President Wilson, himself a scholar, sought a way to overcome filibusters in 1917 when a few war-skeptical senators stalled his request to arm merchant ships on the eve of World War I.

The Senate established a two-thirds threshold — 67 votes — to overpower the filibuster. By the 1970s, after the Civil Rights battles, the threshold was lowered to 60.

In many ways, today’s narrowly divided Senate is not a working majority for Democrats, said Donald A. Ritchie, the associate Senate historian. At 51 seats to 49, the Senate in essence has two minority parties, and no majority.

Democrats learned the hard way in 2007 that the 60-vote requirement was not widely understood outside Washington. Voters became frustrated when Reid could not manage to win votes to withdraw troops from the war in Iraq, even though multiple bills to do so had easily passed the House.

Still, as intoxicating as it is for Democrats to consider 60 senators on their side, it may not lead to omnipotence.

The Senate is a personality-driven place, as Reid likes to say, and senators peel off in different directions on different issues.

“My line is, 60 seats doesn’t mean 60 votes,” said Duffy, the analyst at Cook.

To get to 60 means knocking off vulnerable Republicans such as Sen. Gordon Smith of Oregon, Sen. John Sununu in New Hampshire and Coleman in Minnesota, who have sometimes crossed party lines to vote with Democrats.

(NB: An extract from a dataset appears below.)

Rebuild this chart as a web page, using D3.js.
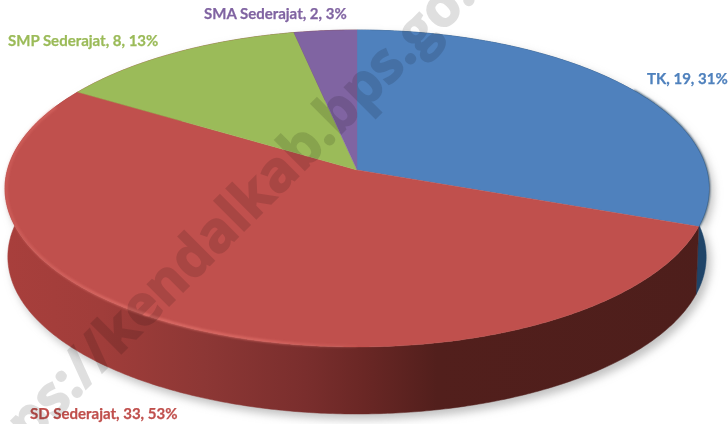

Plus some Democratic candidates, including former Gov. Ronnie Musgrove in Mississippi, tend toward the more conservative end of the Democratic spectrum, and may not be reliable votes on some issues.

And most scenarios that push Democrats to 60 include Sen. Joseph Lieberman, the independent Democrat, who has riled his colleagues with support for McCain.

Ornstein wrote in an opinion piece last week that the new Democratic majority would include senators “who are not likely to fit a cookie-cutter group reflexively going along in unison to enact a program of sweeping liberal changes.”

But hitting 60 would have “psychological weight,” as Duffy put it, making it a powerful force these final days on the campaign trail.